叶昭明白了,这死的是骆嘉飞和钟莉妮,曾祥还是间接把他的敌人们全部搞死了。

她坐在沙发上发呆,不管怎样,这件事她必须要站她祥哥。

人生的色彩,不是非黑即白,有的时候,黑白之间,还有一层薄薄的灰色。

只要不过界就行。

骆嘉飞和钟莉妮死于火灾的事,下午骆老太就知道了。

她站在重症监护室的玻璃窗外沉思,这可能是老天爷看不过眼,把两个该死的人收了。

而她儿子也是个背负人命,罪虐深重的人,所以才会躺在医院里,不知道什么时候才能醒过来。

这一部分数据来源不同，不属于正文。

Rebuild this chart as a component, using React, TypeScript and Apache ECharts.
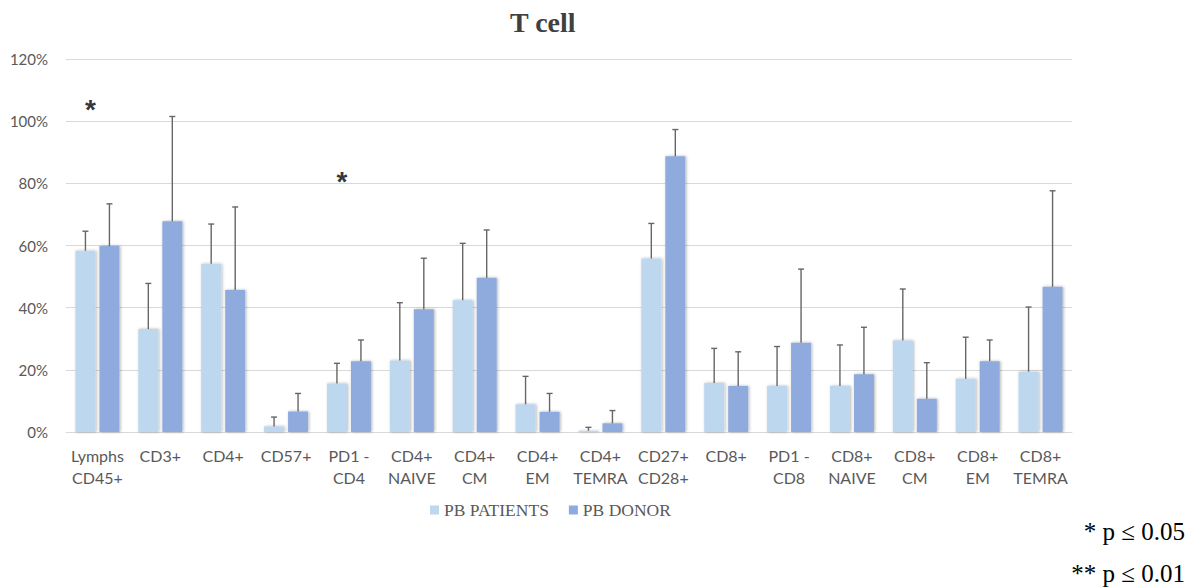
import React, { useEffect, useRef } from "react";
import * as echarts from "echarts";

const categories = [
  "Lymphs\nCD45+", "CD3+", "CD4+", "CD57+", "PD1 -\nCD4", "CD4+\nNAIVE", "CD4+\nCM", "CD4+\nEM",
  "CD4+\nTEMRA", "CD27+\nCD28+", "CD8+", "PD1 -\nCD8", "CD8+\nNAIVE", "CD8+\nCM", "CD8+\nEM", "CD8+\nTEMRA",
];
const patientsMean = [58.3, 33.1, 54.1, 1.8, 15.6, 23.0, 42.4, 8.9, 0.4, 55.8, 15.8, 14.8, 14.8, 29.4, 17.1, 19.4];
const patientsErrTop = [64.6, 47.8, 66.9, 4.8, 22.1, 41.6, 60.7, 17.9, 1.5, 67.1, 26.9, 27.5, 28.0, 46.0, 30.5, 40.2];
const donorMean = [59.8, 67.8, 45.7, 6.6, 22.8, 39.5, 49.6, 6.5, 2.8, 88.7, 14.8, 28.7, 18.6, 10.7, 22.8, 46.7];
const donorErrTop = [73.4, 101.5, 72.4, 12.4, 29.6, 55.9, 65.0, 12.4, 6.9, 97.3, 25.8, 52.4, 33.7, 22.3, 29.6, 77.6];
const significanceMarks = [[0, 106], [4, 83]];
const seriesNames = ["PB PATIENTS", "PB DONOR"];
const yTicks = { min: 0, max: 120, interval: 20 };

export default function App() {
  const ref = useRef<HTMLDivElement>(null);
  useEffect(() => {
    if (!ref.current) return;
    const chart = echarts.init(ref.current, undefined, { renderer: "svg" });
    const errSeries = (name: string, means: number[], tops: number[], offset: number) => ({
      type: "custom",
      name,
      silent: true,
      z: 5,
      data: means.map((m, i) => [i, tops[i], m]),
      encode: { x: 0, y: [1, 2] },
      renderItem: (params: any, api: any) => {
        const i = api.value(0);
        const top = api.coord([i, api.value(1)]);
        const bot = api.coord([i, api.value(2)]);
        const x = top[0] + offset;
        const style = { stroke: "#666666", lineWidth: 1.4 };
        return {
          type: "group",
          children: [
            { type: "line", shape: { x1: x, y1: bot[1], x2: x, y2: top[1] }, style },
            { type: "line", shape: { x1: x - 3, y1: top[1], x2: x + 3, y2: top[1] }, style },
          ],
        };
      },
    });
    const barShadow = { shadowColor: "rgba(0,0,0,0.3)", shadowBlur: 3, shadowOffsetX: 1, shadowOffsetY: 0 };
    chart.setOption({
      animation: false,
      graphic: [
        {
          type: "text",
          left: 510,
          top: 8,
          style: { text: "T cell", font: "bold 28px 'Liberation Serif', serif", fill: "#404040" },
        },
        {
          type: "text",
          right: 17,
          top: 519,
          style: { text: "* p ≤ 0.05", font: "25px 'Liberation Serif', serif", fill: "#000" },
        },
        {
          type: "text",
          right: 17,
          top: 561,
          style: { text: "** p ≤ 0.01", font: "25px 'Liberation Serif', serif", fill: "#000" },
        },
      ],
      grid: { left: 66, right: 130, top: 59, bottom: 156 },
      legend: {
        data: seriesNames,
        left: 425,
        top: 496,
        icon: "rect",
        itemWidth: 9,
        itemHeight: 9,
        itemGap: 20,
        textStyle: { fontFamily: "'Liberation Serif', serif", fontSize: 17.5, color: "#595959" },
      },
      xAxis: {
        type: "category",
        data: categories,
        axisLine: { lineStyle: { color: "#d9d9d9" } },
        axisTick: { show: false },
        axisLabel: { color: "#595959", fontFamily: "Lato, sans-serif", fontSize: 16, lineHeight: 22, margin: 12, interval: 0 },
      },
      yAxis: {
        type: "value",
        min: yTicks.min,
        max: yTicks.max,
        interval: yTicks.interval,
        axisLabel: { formatter: "{value}%", color: "#595959", fontFamily: "Lato, sans-serif", fontSize: 15, margin: 18 },
        splitLine: { lineStyle: { color: "#d9d9d9" } },
        axisLine: { show: false },
        axisTick: { show: false },
      },
      series: [
        {
          type: "bar",
          name: seriesNames[0],
          data: patientsMean,
          barWidth: 20,
          barGap: "20%",
          itemStyle: { color: "#BDD7EE", ...barShadow },
        },
        {
          type: "bar",
          name: seriesNames[1],
          data: donorMean,
          barWidth: 20,
          itemStyle: { color: "#8FAADC", ...barShadow },
        },
        errSeries("errP", patientsMean, patientsErrTop, -12),
        errSeries("errD", donorMean, donorErrTop, 12),
        {
          type: "scatter",
          name: "sig",
          data: significanceMarks,
          symbolSize: 1,
          itemStyle: { color: "transparent" },
          silent: true,
          label: {
            show: true,
            position: "inside",
            offset: [-7, 7],
            formatter: "*",
            fontSize: 28,
            fontWeight: "bold",
            color: "#000",
            fontFamily: "'Liberation Sans', sans-serif",
          },
        },
      ],
    });
    return () => chart.dispose();
  }, []);
  return <div ref={ref} style={{ position: "absolute", left: 0, top: 0, width: 1202, height: 588 }} />;
}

当晚将近10点才回到家,骆老太吩咐管事的道:“低调点,该安排的丧礼还是安排,不要铺张,亲朋知道就好了。”

“入葬到家族墓园吗?”

骆老太想了想,道:“另外买墓地吧。”

等管事的出去之后,骆老太重重叹了一声,看了一眼站在旁边的骆申。

她站起身,走到窗边,轻声道:“只要你奶奶还在,我就不会让骆家倒下去。只要有你,我们骆家就还有希望。”